Errors in judgment due to the use of intuition or heuristics are not limited to, say, undergraduates. Individuals of all levels of education and skill make such errors. Under- and overoptimism occur in predictions made by doctors, weather forecasters, lawyers, sports commentators, professional gamblers, economists, and stockbrokers (Koehler, Brenner, and Griffin 2002). Werner DeBondt and Richard Thaler studied the one- and two-year earnings-per-share forecasts by a group of professional forecasters. The result of their statistical analysis is that forecasters overreact and that earnings-per-share forecasts are unrealistically optimistic. The same overreaction has been reported in the literature for exchange rate and macroeconomic forecasts. DeBondt and Thaler conclude that the analysts surveyed are “decidedly human. The same pattern of overreaction found in the predictions of naïve undergraduates is replicated in the predictions of stock market professionals. Forecasted changes are simply too extreme to be considered rational. . . . When practitioners describe market crashes as panics, produced by investor overreaction, perhaps they are right” (2002, 685).
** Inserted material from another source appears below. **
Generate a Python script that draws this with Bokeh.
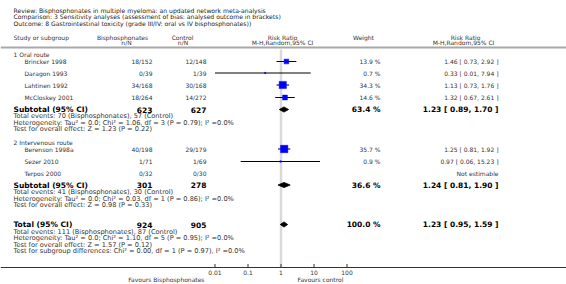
from bokeh.plotting import figure
from bokeh.models import ColumnDataSource, Range1d, LogScale
from bokeh.core.properties import value
from bokeh.embed import file_html
from bokeh.resources import INLINE
import math

# ---------------- data ----------------
title_lines = [
    "Review:  Bisphosphonates in multiple myeloma: an updated network meta-analysis",
    "Comparison:  3 Sensitivity analyses (assessment of bias: analysed outcome in brackets)",
    "Outcome:  8 Gastrointestinal toxicity (grade III/IV: oral vs IV bisphosphonates))",
]
subgroups = ["1 Oral route", "2 Intervenous route"]
studies = ["Brincker 1998", "Daragon 1993", "Lahtinen 1992", "McCloskey 2001",
           "Berenson 1998a", "Sezer 2010", "Terpos 2000"]
bis_events = [18, 0, 34, 18, 40, 1, 0]
bis_total = [152, 39, 168, 264, 198, 71, 32]
ctl_events = [12, 1, 30, 14, 29, 1, 0]
ctl_total = [148, 39, 168, 272, 179, 69, 30]
weights = [13.9, 0.7, 34.3, 14.6, 35.7, 0.9, None]
rr = [1.46, 0.33, 1.13, 1.32, 1.25, 0.97, None]
rr_lo = [0.73, 0.01, 0.73, 0.67, 0.81, 0.06, None]
rr_hi = [2.92, 7.94, 1.76, 2.61, 1.92, 15.23, None]

pooled_names = ["Subtotal (95% CI)", "Subtotal (95% CI)", "Total (95% CI)"]
pooled_bis = [623, 301, 924]
pooled_ctl = [627, 278, 905]
pooled_weight = [63.4, 36.6, 100.0]
pooled_rr = [1.23, 1.24, 1.23]
pooled_lo = [0.89, 0.81, 0.95]
pooled_hi = [1.70, 1.90, 1.59]
pooled_notes = [
    ["Total events: 70 (Bisphosphonates), 57 (Control)",
     "Heterogeneity: Tau\u00b2 = 0.0; Chi\u00b2 = 1.06, df = 3 (P = 0.79); I\u00b2 =0.0%",
     "Test for overall effect: Z = 1.23 (P = 0.22)"],
    ["Total events: 41 (Bisphosphonates), 30 (Control)",
     "Heterogeneity: Tau\u00b2 = 0.0; Chi\u00b2 = 0.03, df = 1 (P = 0.86); I\u00b2 =0.0%",
     "Test for overall effect: Z = 0.98 (P = 0.33)"],
    ["Total events: 111 (Bisphosphonates), 87 (Control)",
     "Heterogeneity: Tau\u00b2 = 0.0; Chi\u00b2 = 1.10, df = 5 (P = 0.95); I\u00b2 =0.0%",
     "Test for overall effect: Z = 1.57 (P = 0.12)",
     "Test for subgroup differences: Chi\u00b2 = 0.00, df = 1 (P = 0.97), I\u00b2 =0.0%"],
]
axis_ticks = [0.01, 0.1, 1, 10, 100]
axis_tick_labels = ["0.01", "0.1", "1", "10", "100"]
null_effect = [1.0]
favours_labels = ["Favours Bisphosphonates", "Favours control"]

# ---------------- layout ----------------
W, H = 566, 284
AXIS_Y = 267
FONT = value("DejaVu Sans")
TXT = "#333333"

title_y = [9.5, 16.0, 22.5]
header_y1, header_y2 = 36.5, 41.8
sep_y = 47.0
group_y = [54.0, 142.0]
study_y = [61, 72.5, 84.5, 97, 148.5, 161, 173]
pooled_y = [109, 184.5, 224]
note_y = [[115.5, 122, 128.5], [191.5, 198, 204.5], [231, 237.5, 244, 250.5]]

X_NAME_OUT = 13
X_NAME_IN = 24
X_BIS = 152
X_CTL = 206
X_WT = 380
X_RR = 498

p = figure(width=W, height=H, output_backend="svg", toolbar_location=None,
           x_range=Range1d(0, W), y_range=Range1d(H, 0),
           x_axis_location=None, y_axis_location=None,
           min_border_left=0, min_border_right=0, min_border_top=0, min_border_bottom=0)
p.outline_line_color = None
p.grid.visible = False
p.background_fill_color = "white"
p.border_fill_color = "white"

# log scale for the risk ratio; 1 at 280.5 px, 33 px per decade
centre, dec = 280.5, 33.0
p.extra_x_ranges = {"rr": Range1d(10 ** (-centre / dec), 10 ** ((W - centre) / dec))}
p.extra_x_scales = {"rr": LogScale()}


def texts(xs, ys, labels, align="left", size="6px", bold=False, color=TXT, rng="default"):
    src = ColumnDataSource(dict(x=xs, y=ys, text=labels))
    p.text(x="x", y="y", text="text", source=src, text_font=FONT,
           text_font_size=size, text_align=align, text_baseline="middle",
           text_color=color, text_font_style="bold" if bold else "normal",
           x_range_name=rng)

# title block
texts([X_NAME_OUT] * 3, title_y, title_lines, size="6.1px", color="#222222")
# headers
texts([X_NAME_OUT], [header_y1], ["Study or subgroup"])
texts([122, 182, 282, 363, 465], [header_y1] * 5,
      ["Bisphosphonates", "Control", "Risk Ratio", "Weight", "Risk Ratio"], align="center")
texts([126, 182.5, 282, 463], [header_y2] * 4,
      ["n/N", "n/N", "M-H,Random,95% CI", "M-H,Random,95% CI"], align="center")
p.segment(x0=[0], y0=[sep_y], x1=[W], y1=[sep_y], line_color="#a8a8a8", line_width=2)

# null-effect line
p.segment(x0=null_effect, y0=[sep_y + 2], x1=null_effect, y1=[AXIS_Y],
          x_range_name="rr", line_color="#d9d9d9", line_width=2.5)

# risk-ratio axis (log scale), drawn in the frame
p.segment(x0=[0], y0=[AXIS_Y], x1=[W], y1=[AXIS_Y], line_color="#333333", line_width=1)
p.segment(x0=axis_ticks, y0=[AXIS_Y - 3.5] * len(axis_ticks), x1=axis_ticks,
          y1=[AXIS_Y] * len(axis_ticks), x_range_name="rr", line_color="#333333", line_width=1)
texts(axis_ticks, [AXIS_Y + 5] * len(axis_ticks), axis_tick_labels, align="center", rng="rr")
texts([204], [278.5], [favours_labels[0]], align="right")
texts([297], [278.5], [favours_labels[1]], align="left")

# subgroup headings
texts([X_NAME_OUT] * 2, group_y, subgroups)

# studies
texts([X_NAME_IN] * len(studies), study_y, studies)
texts([X_BIS] * len(studies), study_y,
      [f"{e}/{n}" for e, n in zip(bis_events, bis_total)], align="right")
texts([X_CTL] * len(studies), study_y,
      [f"{e}/{n}" for e, n in zip(ctl_events, ctl_total)], align="right")
est_idx = [i for i in range(len(studies)) if rr[i] is not None]
texts([X_WT] * len(est_idx), [study_y[i] for i in est_idx],
      [f"{weights[i]:.1f} %" for i in est_idx], align="right")
texts([X_RR] * len(studies), study_y,
      [f"{rr[i]:.2f} [ {rr_lo[i]:.2f}, {rr_hi[i]:.2f} ]" if rr[i] is not None else "Not estimable"
       for i in range(len(studies))], align="right")

ci_src = ColumnDataSource(dict(
    lo=[rr_lo[i] for i in est_idx], hi=[rr_hi[i] for i in est_idx],
    y=[study_y[i] for i in est_idx], est=[rr[i] for i in est_idx],
    size=[1.18 * math.sqrt(weights[i]) + 0.3 for i in est_idx]))
p.segment(x0="lo", y0="y", x1="hi", y1="y", source=ci_src, x_range_name="rr",
          line_color="black", line_width=1)
p.scatter(x="est", y="y", size="size", marker="square", source=ci_src, x_range_name="rr",
          fill_color="#0000ff", line_color="#0000ff", line_width=0.5)

# pooled rows
texts([X_NAME_OUT] * 3, pooled_y, pooled_names, size="7.5px", bold=True, color="black")
texts([X_BIS] * 3, pooled_y, [str(v) for v in pooled_bis], align="right", size="7.5px", bold=True, color="black")
texts([X_CTL] * 3, pooled_y, [str(v) for v in pooled_ctl], align="right", size="7.5px", bold=True, color="black")
texts([X_WT] * 3, pooled_y, [f"{w:.1f} %" for w in pooled_weight], align="right", size="7.5px", bold=True, color="black")
texts([X_RR] * 3, pooled_y,
      [f"{e:.2f} [ {l:.2f}, {h:.2f} ]" for e, l, h in zip(pooled_rr, pooled_lo, pooled_hi)],
      align="right", size="7.5px", bold=True, color="black")

dh = 2.6
p.patches(xs=[[l, e, h, e] for e, l, h in zip(pooled_rr, pooled_lo, pooled_hi)],
          ys=[[y, y - dh, y, y + dh] for y in pooled_y],
          x_range_name="rr", fill_color="black", line_color="black", line_width=0.8)

for notes, ys in zip(pooled_notes, note_y):
    texts([X_NAME_OUT] * len(notes), ys, notes, size="6.6px")

open("out.html", "w").write(file_html(p, INLINE))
Herbert Simon’s studies of MBA students and experienced business executives asked to analyze a situation show that the two groups come to similar conclusions. However, the experienced executives came to their conclusion in much less time, “with the usual appearance of intuition” (Simon 1997, 136). The work of the MBA students, on the other hand, “was done slowly, with much conscious and explicit analysis” (ibid.). The conclusion Simon reaches is that experience allows people to make decisions intuitively, that is, to make judgments “without careful analysis and calculation” (ibid.). In a study of decision making among physicists, Simon and Simon studied the protocols of two people solving a physics problem by recording them verbalizing what they were thinking while solving the problem. One of the persons was a novice at this type of problem solving, the other an expert. The expert solved the problem in less time, did not follow the reason-only steps, required fewer steps to solve the problem, spent less time per step, did not write down as many relevant facts or equations to solve, and expressed more confidence. In essence, the skilled person took a series of appropriate shortcuts. These shortcuts imply that the expert used what Simon calls physical intuition—intuition used by physicists. That is, the expert read the problem, created a mental representation, and created a set of equations based on that mental representation to solve the problem. While the expert’s approach is more “physical” or “primitive” (Simon and Simon 1989, 224), the novice’s approach is more algebraic. The conclusion that physical intuition “accounts for the superior ability of physicists to solve physics problem should occasion no surprise. Physicists and teachers of physics have been saying that for years” (Simon and Simon 1989, 230).

Conclusion

Taken separately, the importance of both behavioral economics and intuition should be intuitively obvious to the casual observer. Behavioral economics developed as a response to anomalies, empirical tests at odds with standard economic models of behavior. Behavioral economics has advanced our understanding of human behavior and increased the predictive power of our models. Intuition is a normal brain function, and by operating at a subconscious level, intuition leaves our conscious mind free for other uses. In other words, intuition is an efficient form of allocating our scarce mental resources, and major economists have discussed intuition as a tool in economics (Frantz 2005). In this essay I have tried to argue that intuition is part of several topics of interest to behavioral economists: understanding human nature, decision making under uncertainty, the role of emotion in decision making, and intuition as a heuristic. The role of intuition in decision making is also highlighted in the new field of neuroeconomics (Glimcher 2004). Behavioral economics and intuition as a tool of economic decision making will continue to gain importance within our profession.